Who's Who at NASA

A lot of teams were using composite materials for weight reduction. Also, the efficiency of an electric motor to convert the power to torque on a shaft for turning a propeller is much greater on an electric motor than it is on a gas motor. That’s why I believe the two winners were electric aircraft. The one competitor that didn’t meet all of the rules to be able to compete was an entry from Embry-Riddle [Aeronautical University], and they actually flew an aircraft that was the world’s first gasoline/electric hybrid aircraft. They really pushed the envelope of the technology where they were using gas to take off and electricity to cruise — very innovative materials and technology, but they needed a little bit more work to be competitive at that level of 200 passenger miles per gallon, and speeds greater than 100 miles per hour.

NTB: What’s next for the winners, as far as their technology is concerned?

Ortega: The Centennial Challenge Program’s three objectives are 1) innovation (getting the technology), 2) communication (getting the word out), and then 3) opportunities. We want to make sure we provide opportunities to the nonprofit organizations that run the competition, but also to the competitors, even those that didn’t actually make it all the way to the competition. We want to make sure that they have an opportunity to create a business model, start a company, grow their business base if they already have a company, or diverge their business base to a totally different area.

In our challenge, companies had great improvements in electric motors or in battery technology. We can then start seeing if they can spin those into usage for automobiles, for ATVs, or for any other technology platform that they might be able to create a business model out of, and create more economy for their company. I haven’t heard the details of where Pipistrel or e-Genius are prepared to go. We had some discussions at the competition. I know that Eric Raymond from e-Genius is pretty excited about wanting to improve the aircraft that they have. They’re using the money that they received to try and make the aircraft more marketable.

NTB: Given the results, what do you see as the possibilities for a new airplane industry?

Ortega: I think, right now, we’re at the same place the Prius was eight years ago. The communities at that time were looking at the Prius and thinking, “That’s neat.

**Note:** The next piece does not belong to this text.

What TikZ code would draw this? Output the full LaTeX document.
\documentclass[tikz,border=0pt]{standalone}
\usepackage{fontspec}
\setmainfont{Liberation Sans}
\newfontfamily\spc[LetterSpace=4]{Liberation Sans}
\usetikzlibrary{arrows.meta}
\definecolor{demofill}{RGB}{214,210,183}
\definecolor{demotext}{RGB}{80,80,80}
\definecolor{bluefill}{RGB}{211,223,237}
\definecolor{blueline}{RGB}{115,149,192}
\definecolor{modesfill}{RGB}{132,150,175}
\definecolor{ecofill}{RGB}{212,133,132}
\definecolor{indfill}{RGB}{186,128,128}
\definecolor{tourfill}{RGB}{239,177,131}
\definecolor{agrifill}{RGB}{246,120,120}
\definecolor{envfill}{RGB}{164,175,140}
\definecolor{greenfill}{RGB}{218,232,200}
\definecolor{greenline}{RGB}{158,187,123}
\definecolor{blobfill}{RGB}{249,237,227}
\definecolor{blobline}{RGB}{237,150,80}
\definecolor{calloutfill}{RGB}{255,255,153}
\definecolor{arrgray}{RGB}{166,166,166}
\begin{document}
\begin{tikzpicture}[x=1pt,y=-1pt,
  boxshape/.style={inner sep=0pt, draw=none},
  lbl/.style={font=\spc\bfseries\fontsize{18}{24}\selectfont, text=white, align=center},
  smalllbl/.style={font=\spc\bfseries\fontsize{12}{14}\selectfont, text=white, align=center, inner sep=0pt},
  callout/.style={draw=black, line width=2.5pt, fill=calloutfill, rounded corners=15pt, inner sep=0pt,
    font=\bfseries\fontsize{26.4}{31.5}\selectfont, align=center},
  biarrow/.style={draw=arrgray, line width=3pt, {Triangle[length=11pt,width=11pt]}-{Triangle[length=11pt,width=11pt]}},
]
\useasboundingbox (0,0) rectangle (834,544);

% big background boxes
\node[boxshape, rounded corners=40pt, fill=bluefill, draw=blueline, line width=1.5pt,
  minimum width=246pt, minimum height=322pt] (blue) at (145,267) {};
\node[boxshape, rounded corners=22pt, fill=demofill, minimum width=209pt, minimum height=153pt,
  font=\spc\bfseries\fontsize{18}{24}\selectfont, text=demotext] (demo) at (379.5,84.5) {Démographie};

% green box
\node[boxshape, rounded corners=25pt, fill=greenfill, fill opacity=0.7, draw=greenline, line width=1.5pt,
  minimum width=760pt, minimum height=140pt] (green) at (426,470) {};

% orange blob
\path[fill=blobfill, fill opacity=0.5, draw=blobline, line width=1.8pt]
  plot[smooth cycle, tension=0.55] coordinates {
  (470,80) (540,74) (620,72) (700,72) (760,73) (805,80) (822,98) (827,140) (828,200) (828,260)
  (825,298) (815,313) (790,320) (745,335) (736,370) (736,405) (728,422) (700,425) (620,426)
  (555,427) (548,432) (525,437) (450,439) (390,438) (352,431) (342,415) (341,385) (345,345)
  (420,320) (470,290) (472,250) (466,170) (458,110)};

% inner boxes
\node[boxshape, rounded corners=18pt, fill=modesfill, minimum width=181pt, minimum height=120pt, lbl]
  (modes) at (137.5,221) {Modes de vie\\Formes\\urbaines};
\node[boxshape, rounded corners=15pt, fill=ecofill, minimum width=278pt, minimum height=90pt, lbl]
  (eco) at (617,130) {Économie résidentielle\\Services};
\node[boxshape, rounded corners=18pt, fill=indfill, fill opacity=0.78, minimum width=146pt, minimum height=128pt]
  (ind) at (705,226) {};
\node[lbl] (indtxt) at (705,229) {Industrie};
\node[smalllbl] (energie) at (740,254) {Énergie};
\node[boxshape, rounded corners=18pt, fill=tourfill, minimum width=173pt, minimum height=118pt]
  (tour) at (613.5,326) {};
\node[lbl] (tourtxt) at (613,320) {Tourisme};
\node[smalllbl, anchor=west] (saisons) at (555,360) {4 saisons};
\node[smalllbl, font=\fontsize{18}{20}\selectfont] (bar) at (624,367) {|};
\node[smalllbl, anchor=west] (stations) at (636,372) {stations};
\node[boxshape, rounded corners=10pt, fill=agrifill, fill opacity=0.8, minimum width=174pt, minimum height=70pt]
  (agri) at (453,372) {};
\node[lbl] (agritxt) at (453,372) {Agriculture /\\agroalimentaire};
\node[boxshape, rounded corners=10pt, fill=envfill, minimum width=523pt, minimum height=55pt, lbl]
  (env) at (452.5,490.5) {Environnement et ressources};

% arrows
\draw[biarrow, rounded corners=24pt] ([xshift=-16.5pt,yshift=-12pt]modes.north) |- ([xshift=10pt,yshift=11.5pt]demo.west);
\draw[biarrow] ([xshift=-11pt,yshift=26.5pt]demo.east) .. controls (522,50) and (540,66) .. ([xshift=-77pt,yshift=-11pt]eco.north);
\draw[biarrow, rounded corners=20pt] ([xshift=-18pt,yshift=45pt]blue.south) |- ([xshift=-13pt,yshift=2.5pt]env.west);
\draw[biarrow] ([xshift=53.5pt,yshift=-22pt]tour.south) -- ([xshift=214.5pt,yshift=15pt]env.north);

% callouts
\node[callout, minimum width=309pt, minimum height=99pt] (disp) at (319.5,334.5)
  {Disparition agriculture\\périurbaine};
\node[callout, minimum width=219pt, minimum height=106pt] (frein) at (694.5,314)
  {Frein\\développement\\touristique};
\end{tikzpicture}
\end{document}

I don’t know if I need to have one in my driveway. It might be good. I don’t know.” Here we are, ten years later, and it’s a very common product. It’s not uncommon to see one driving home from work. They are readily available. People see the advantages of having a Prius or a hybrid vehicle. They’ve even converted up to regular hybrid trucks and SUVs. My hope is that the competition will help foster some momentum behind general aviation to promote efficient aircraft transportation.

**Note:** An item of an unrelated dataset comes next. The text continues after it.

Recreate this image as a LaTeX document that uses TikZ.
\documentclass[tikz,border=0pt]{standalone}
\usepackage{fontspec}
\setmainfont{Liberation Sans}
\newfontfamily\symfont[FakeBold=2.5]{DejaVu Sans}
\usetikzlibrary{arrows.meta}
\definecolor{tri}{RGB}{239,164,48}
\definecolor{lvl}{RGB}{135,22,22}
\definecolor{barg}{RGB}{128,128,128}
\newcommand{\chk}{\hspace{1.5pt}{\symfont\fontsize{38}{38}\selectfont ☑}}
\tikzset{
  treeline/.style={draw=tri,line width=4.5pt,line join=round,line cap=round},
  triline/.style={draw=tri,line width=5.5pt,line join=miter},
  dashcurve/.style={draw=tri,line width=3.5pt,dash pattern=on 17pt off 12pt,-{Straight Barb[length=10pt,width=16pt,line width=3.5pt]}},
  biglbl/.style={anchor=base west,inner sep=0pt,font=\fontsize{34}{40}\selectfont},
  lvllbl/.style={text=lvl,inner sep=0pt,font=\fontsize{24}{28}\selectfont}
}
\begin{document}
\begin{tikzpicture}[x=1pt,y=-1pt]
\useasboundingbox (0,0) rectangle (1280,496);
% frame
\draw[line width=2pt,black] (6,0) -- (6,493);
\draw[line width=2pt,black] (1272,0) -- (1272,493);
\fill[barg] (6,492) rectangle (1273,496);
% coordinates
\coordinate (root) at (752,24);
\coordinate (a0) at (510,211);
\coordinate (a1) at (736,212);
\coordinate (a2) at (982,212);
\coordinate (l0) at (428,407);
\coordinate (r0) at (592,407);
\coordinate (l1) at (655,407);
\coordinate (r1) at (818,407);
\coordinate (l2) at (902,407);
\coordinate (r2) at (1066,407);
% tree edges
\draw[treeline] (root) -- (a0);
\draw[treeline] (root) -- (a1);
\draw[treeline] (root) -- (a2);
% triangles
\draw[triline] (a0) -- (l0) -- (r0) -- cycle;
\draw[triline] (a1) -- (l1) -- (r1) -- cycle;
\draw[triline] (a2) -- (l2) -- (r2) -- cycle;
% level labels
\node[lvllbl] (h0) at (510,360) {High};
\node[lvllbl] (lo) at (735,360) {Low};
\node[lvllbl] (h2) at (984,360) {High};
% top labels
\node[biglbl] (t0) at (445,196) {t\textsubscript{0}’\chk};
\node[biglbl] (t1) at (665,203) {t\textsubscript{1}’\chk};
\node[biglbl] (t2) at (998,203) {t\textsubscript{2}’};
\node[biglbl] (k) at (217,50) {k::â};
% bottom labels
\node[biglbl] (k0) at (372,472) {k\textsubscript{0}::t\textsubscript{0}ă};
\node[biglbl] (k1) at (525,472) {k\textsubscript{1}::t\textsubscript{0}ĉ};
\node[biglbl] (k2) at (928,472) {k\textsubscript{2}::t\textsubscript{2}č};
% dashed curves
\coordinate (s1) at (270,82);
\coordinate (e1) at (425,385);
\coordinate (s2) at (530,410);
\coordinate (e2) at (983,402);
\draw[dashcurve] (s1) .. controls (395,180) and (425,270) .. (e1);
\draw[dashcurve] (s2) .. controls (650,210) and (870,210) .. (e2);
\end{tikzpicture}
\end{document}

One of the biggest complaints you have with aircraft transportation is noise level, and that was one of the challenges within this competition. They had to be 78 decibels from 250 feet away — pretty much the equivalent sound of a dishwasher. It’s very quiet compared to a regular two-seater Cessna or Piper Cub aircraft flying around. I’m hoping that this competition will push general aviation companies to start considering that there is a market out there, that maybe they should look into developing electric aircraft or hybrid aircraft, and going into that marketplace.

NTB: How important is it for these contests to stimulate private investment?

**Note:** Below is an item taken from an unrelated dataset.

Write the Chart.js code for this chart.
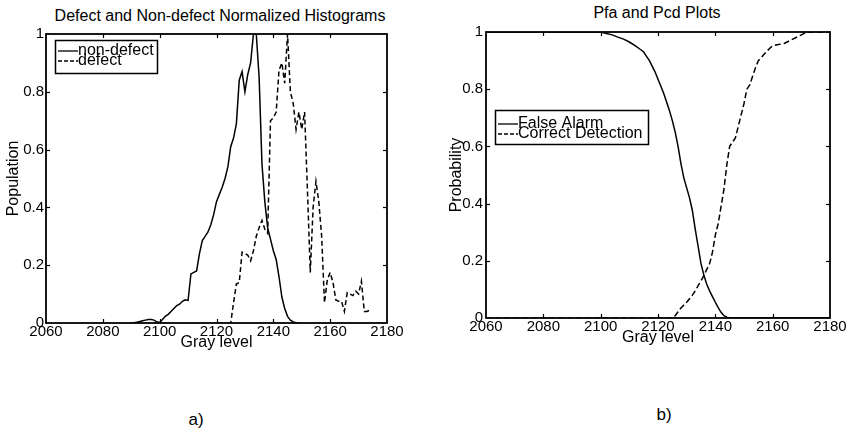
<!DOCTYPE html>
<html><head><meta charset="utf-8">
<script src="https://cdn.jsdelivr.net/npm/chart.js@4"></script>
<style>
html,body{margin:0;padding:0;background:#fff;}
body{width:852px;height:433px;position:relative;overflow:hidden;font-family:"Liberation Sans",Arial,sans-serif;color:#000;}
canvas{position:absolute;top:0;}
.t{position:absolute;font-size:16px;line-height:16px;white-space:nowrap;transform:translateX(-50%);color:#000;}
</style></head><body>
<div class="t" style="left:220px;top:8px">Defect and Non-defect Normalized Histograms</div>
<div class="t" style="left:657px;top:5px">Pfa and Pcd Plots</div>
<div class="t" style="left:196px;top:412px;font-size:17px">a)</div>
<div class="t" style="left:664px;top:407px;font-size:17px">b)</div>
<canvas id="c1" width="426" height="433" style="left:0px"></canvas>
<canvas id="c2" width="426" height="433" style="left:426px"></canvas>
<script>
// ---------- data ----------
const xTicks = [2060, 2080, 2100, 2120, 2140, 2160, 2180];
const yTicks = [0, 0.2, 0.4, 0.6, 0.8, 1];

const nonDefectGray = [2090,2091,2092,2093,2094,2095,2096,2097,2098,2099,
  2100,2101,2102,2103,2104,2105,2106,2107,2108,2109,
  2110,2111,2112,2113,2114,2115,2116,2117,2118,2119,
  2120,2121,2122,2123,2124,2125,2126,2127,2128,2129,
  2130,2131,2132,2133,2134,2135,2136,2137,2138,2139,
  2140,2141,2142,2143,2144,2145,2146,2147,2148,2149];
const nonDefect = [0,0.001,0.003,0.005,0.008,0.01,0.012,0.012,0.01,0.004,
  0.002,0.012,0.023,0.03,0.04,0.05,0.06,0.065,0.075,0.08,
  0.078,0.17,0.175,0.18,0.24,0.285,0.3,0.315,0.34,0.375,
  0.42,0.445,0.47,0.5,0.54,0.61,0.64,0.69,0.84,0.87,
  0.8,0.86,0.9,1,1,0.85,0.55,0.42,0.33,0.29,
  0.25,0.22,0.16,0.09,0.05,0.023,0.01,0.004,0.001,0];

const defectGray = [2124,2125,2126,2127,2128,2129,2130,2131,2132,2133,
  2134,2135,2136,2137,2138,2139,2140,2141,2142,2143,
  2144,2145,2146,2147,2148,2149,2150,2151,2152,2153,
  2154,2155,2156,2157,2158,2159,2160,2161,2162,2163,
  2164,2165,2166,2167,2168,2169,2170,2171,2172,2173,2174];
const defect = [0,0,0.07,0.135,0.14,0.245,0.24,0.235,0.215,0.25,
  0.3,0.33,0.355,0.325,0.31,0.7,0.71,0.73,0.875,0.9,
  0.83,1,0.8,0.76,0.67,0.73,0.67,0.73,0.46,0.175,
  0.4,0.49,0.42,0.3,0.07,0.15,0.175,0.14,0.08,0.075,
  0.075,0.04,0.105,0.1,0.095,0.11,0.1,0.145,0.04,0.04,0.045];

const pfaGray = [2060,2100,2102,2104,2106,2108,2110,2112,2114,2115,2116,2117,2118,2119,
  2120,2121,2122,2123,2124,2125,2126,2127,2128,2129,2130,2131,2132,2133,2134,2135,
  2136,2137,2138,2139,2140,2141,2142,2143,2144,2145,2180];
const pfa = [1,1,0.995,0.99,0.982,0.975,0.965,0.952,0.938,0.93,0.915,0.9,0.88,0.86,
  0.835,0.81,0.785,0.755,0.725,0.69,0.65,0.6,0.54,0.49,0.455,0.42,0.375,0.31,0.25,0.19,
  0.15,0.118,0.095,0.075,0.055,0.036,0.02,0.008,0.003,0,0];

const pcdGray = [2060,2125,2126,2127,2128,2129,2130,2131,2132,2133,2134,2135,2136,2137,2138,2139,
  2140,2141,2142,2143,2144,2145,2146,2147,2148,2149,2150,2151,2152,2153,2154,2155,
  2156,2157,2158,2159,2160,2162,2164,2166,2168,2170,2172,2180];
const pcd = [0,0,0.008,0.022,0.035,0.045,0.055,0.067,0.08,0.095,0.113,0.13,0.148,0.17,0.19,0.23,
  0.29,0.33,0.39,0.45,0.535,0.6,0.615,0.63,0.67,0.71,0.75,0.8,0.815,0.845,0.875,0.9,
  0.91,0.922,0.933,0.943,0.952,0.956,0.96,0.97,0.98,0.99,1,1];

// ---------- helpers ----------
const FONT = '"Liberation Sans", Arial, sans-serif';
Chart.defaults.font.family = FONT;
Chart.defaults.color = '#000';

const pts = (xs, ys) => xs.map((x, i) => ({x: x, y: ys[i]}));

const frameLegend = {
  id: 'frameLegend',
  afterDraw(chart, args, opts) {
    const {ctx, chartArea: a, scales: {x, y}} = chart;
    ctx.save();
    ctx.strokeStyle = '#000';
    ctx.setLineDash([]);
    ctx.lineWidth = 1.8;
    ctx.strokeRect(a.left, a.top, a.right - a.left, a.bottom - a.top);
    ctx.lineWidth = 1.2;
    const L = 4;
    const seg = (x0, y0, x1, y1) => { ctx.beginPath(); ctx.moveTo(x0, y0); ctx.lineTo(x1, y1); ctx.stroke(); };
    x.ticks.forEach(t => {
      if (t.value <= x.min || t.value >= x.max) return;
      const px = Math.round(x.getPixelForValue(t.value)) + 0.5;
      seg(px, a.bottom, px, a.bottom - L);
      seg(px, a.top, px, a.top + L);
    });
    y.ticks.forEach(t => {
      if (t.value <= y.min || t.value >= y.max) return;
      const py = Math.round(y.getPixelForValue(t.value)) + 0.5;
      seg(a.left, py, a.left + L, py);
      seg(a.right, py, a.right - L, py);
    });
    // legend box
    const lg = opts.legend;
    if (lg) {
      ctx.fillStyle = '#fff';
      ctx.fillRect(lg.box[0], lg.box[1], lg.box[2], lg.box[3]);
      ctx.lineWidth = 1.5;
      ctx.strokeRect(lg.box[0], lg.box[1], lg.box[2], lg.box[3]);
      ctx.font = '16px ' + FONT;
      ctx.fillStyle = '#000';
      ctx.textBaseline = 'alphabetic';
      ctx.textAlign = 'left';
      chart.data.datasets.forEach((ds, i) => {
        ctx.lineWidth = 1.3;
        ctx.setLineDash(ds.borderDash && ds.borderDash.length ? [4, 2] : []);
        seg(lg.x0, lg.lineY[i], lg.x1, lg.lineY[i]);
        ctx.setLineDash([]);
        ctx.fillText(ds.label, lg.textX, lg.baseY[i]);
      });
    }
    ctx.restore();
  }
};

function makeChart(id, datasets, cfg) {
  return new Chart(document.getElementById(id), {
    type: 'scatter',
    data: {datasets: datasets},
    plugins: [frameLegend],
    options: {
      responsive: false,
      animation: false,
      devicePixelRatio: 1,
      layout: {padding: {top: cfg.top, right: cfg.right, left: 0, bottom: 0}},
      plugins: {legend: {display: false}, tooltip: {enabled: false}, title: {display: false},
        frameLegend: {legend: cfg.legend}},
      elements: {point: {radius: 0}, line: {tension: 0}},
      scales: {
        x: {
          type: 'linear', min: 2060, max: 2180,
          afterBuildTicks: s => { s.ticks = xTicks.map(v => ({value: v})); },
          afterFit: s => { s.height = cfg.xh; },
          grid: {display: false, drawTicks: false},
          border: {display: false},
          ticks: {padding: 0, font: {size: 15}, color: '#000', maxRotation: 0, autoSkip: false,
            callback: v => String(v)},
          title: {display: true, text: 'Gray level', font: {size: 16}, color: '#000',
            padding: {top: 0, bottom: cfg.xtPad}}
        },
        y: {
          type: 'linear', min: 0, max: 1,
          afterBuildTicks: s => { s.ticks = yTicks.map(v => ({value: v})); },
          afterFit: s => { s.width = cfg.yw; },
          grid: {display: false, drawTicks: false},
          border: {display: false},
          ticks: {padding: cfg.ytickPad, font: {size: 15}, color: '#000', autoSkip: false,
            callback: v => String(v)},
          title: {display: true, text: cfg.ytitle, font: {size: 16}, color: '#000',
            padding: {top: cfg.ytPad, bottom: 0}}
        }
      }
    }
  });
}

makeChart('c1', [
  {label: 'non-defect', data: pts(nonDefectGray, nonDefect), showLine: true,
   borderColor: '#000', borderWidth: 1.5, pointRadius: 0},
  {label: 'defect', data: pts(defectGray, defect), showLine: true,
   borderColor: '#000', borderWidth: 1.5, borderDash: [5, 3], pointRadius: 0}
], {top: 34, right: 39, xh: 110, yw: 46, xtPad: 81, ytPad: 4, ytickPad: 2,
    ytitle: 'Population',
    legend: {box: [55.5, 40.5, 102, 33], x0: 58, x1: 78, textX: 78, lineY: [51, 61], baseY: [55, 65]}});

makeChart('c2', [
  {label: 'False Alarm', data: pts(pfaGray, pfa), showLine: true,
   borderColor: '#000', borderWidth: 1.5, pointRadius: 0},
  {label: 'Correct Detection', data: pts(pcdGray, pcd), showLine: true,
   borderColor: '#000', borderWidth: 1.5, borderDash: [6, 3], pointRadius: 0}
], {top: 32, right: 22, xh: 115, yw: 60, xtPad: 86, ytPad: 21, ytickPad: 3,
    ytitle: 'Probability',
    legend: {box: [69.5, 110.5, 153, 34], x0: 72, x1: 92, textX: 92, lineY: [124, 134], baseY: [128, 138]}});
</script>
</body></html>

Ortega: We push for independent inventors mostly– small businesses, student groups, and individuals. Most of them are small businesses. The important part is getting them to advance the economy of their company, get some more business base, and make it more profitable for them to run their company. I hope that’s what a lot of the end products will be — an expansion at a smaller scale for multiple companies to be able to grow.

NTB: You’re the program manager for the NASA Centennial Challenges program. Can you give us an idea of what the NASA Centennial Challenges program is?

Ortega: The Centennial Challenges Program itself began back in the 2005 timeframe. It was named after the Centennial Flight, the 100th anniversary of flight with the Wright Brothers. When the Wright Brothers flew, you had other people standing on the beach watching, and they thought “Eh, it’s neat, but I have my horse. I don’t need that.” And yet, that was a huge turning point in technology. One hundred years later: we’re flying in space, coming back, and landing on the ground.

What we’re hoping to do with Centennial Challenges is find those technology roadblocks that exist for NASA, for the nation, and work together to create a challenge to help resolve those issues, to help us find those turning points. People might come to a challenge and say, “Eh, that was neat.” But five years from now, or ten years from now, people may look back and say, “That was a huge turning point. If we hadn’t done a competition and advanced that technology, we wouldn’t even be halfway to where we are today.” That’s what we’re really trying to do: push the innovative thinking.

NTB: What is your day-to-day work with the program?

Ortega: I have six challenges ongoing right now. Day to day, I’m continually talking with our other nonprofit organizations that we’ve signed agreements with to conduct these challenges: working with them to generate rules and team agreements, making media plans for how we’re going to promote the challenges themselves, and making sure on a day-to-day basis that we’re meeting our three objectives: technology innovation, communication, and opportunity for each of the teams.